Narrazione interiore: ricostruire l’autostima senza “armature”
Un effetto collaterale delle relazioni tossiche è la bassa autostima. Dopo mesi (o anni) a rispecchiarti in occhi che ti svalutano, inizi a vedere te stesso/a con quella lente. Per questo, quando parliamo di “guarire dalla dipendenza affettiva”, non ci riferiamo a una cura miracolosa, ma a un percorso di ricostruzione. Si comincia dal corpo – di nuovo – e dalla narrazione interiore. Un giorno alla volta, sostituisci “sono sbagliato/a” con “sto imparando”, “devo meritare amore” con “merito rispetto”. Le parole non sono zucchero a velo: sono guide neurali. Se le ripeti con gesti coerenti, si trasformano in abitudini. E le abitudini cambiano la vita.
Torino, online o altrove: l’aiuto giusto per te
Se sei a Torino e vuoi uno spazio di counseling relazionale olistico – in presenza o online – io ci sono. L’obiettivo non è “aggiustarti”, ma affiancarti mentre rimetti al centro ciò che conta: rispetto di te, autonomia, relazioni sane. Sul sito beatricelencioni.it trovi la mia storia e il mio modo di lavorare; se preferisci scrivermi prima, qui ci sono i contatti. Se vuoi un primo assaggio senza impegno, puoi prenotare un colloquio gratuito: ci conosciamo, capiamo se c’è sintonia, tracciamo una rotta su misura.
Domande utili da portare con te (senza farne un elenco)
Prova a tenere nella tasca della giacca quattro domande semplici. Quello che sto accettando oggi sarebbe accettabile per la me o il me di dieci anni fa? Se dico “no”, cosa succede davvero (al di là delle paure)? Se il rispetto è una strada, quali sono due sassi che posso togliere subito? Se domani un amico/a mi raccontasse questa identica storia, cosa gli/le consiglierei?
Le risposte non arrivano in un giorno, ma arrivano. E quando arrivano aprono finestre: entra aria, esci dal labirinto, torni a scegliere.
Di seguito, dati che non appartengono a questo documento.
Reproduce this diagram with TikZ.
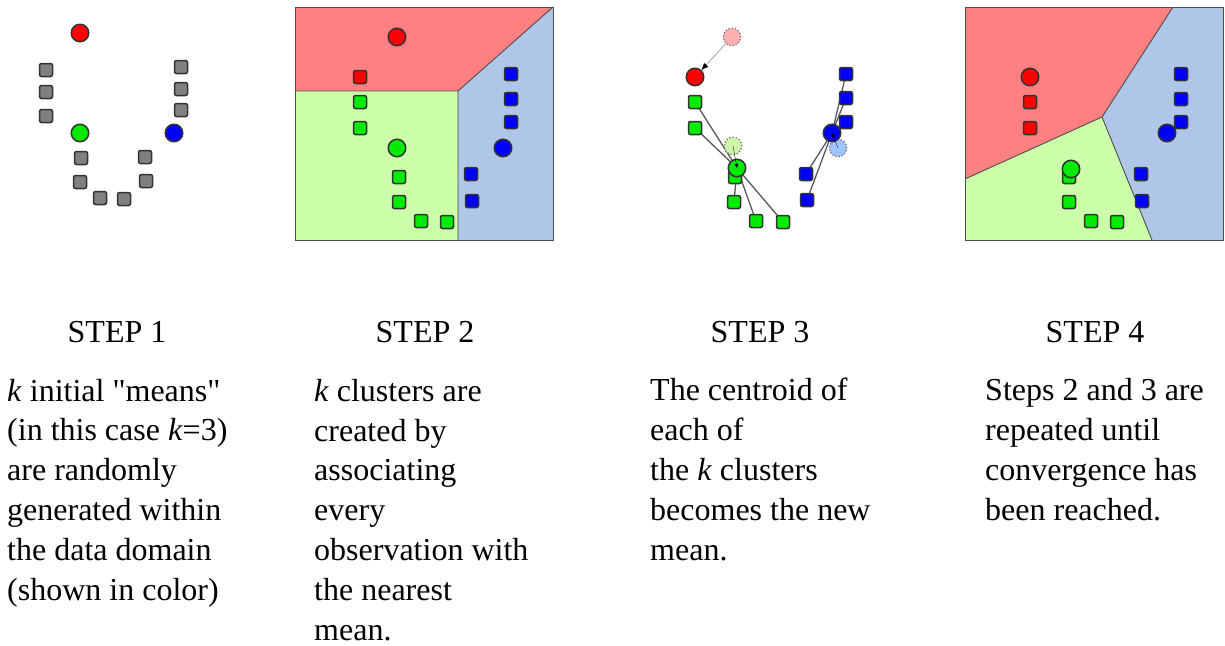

Conclusione: la libertà non urla, resta
Il narcisismo ti convince che senza quell’attenzione non esisti. È una bugia elegante, ripetuta così spesso da sembrare verità. La tua esistenza non dipende da nessun “pubblico”. Dipende da come ti guardi quando spegni il telefono. Dipende dalla cura che ti dai nei giorni grigi. Dipende dalla qualità dei confini con cui onori te stesso/a. La paura di perdere il controllo non è il tuo problema da risolvere. Il tuo compito è riconoscerla quando si presenta e scegliere strade che ti restituiscano dignità. È meno spettacolare di un film, ma è più vero. E la verità, nelle relazioni, è la cosa più rivoluzionaria che abbiamo.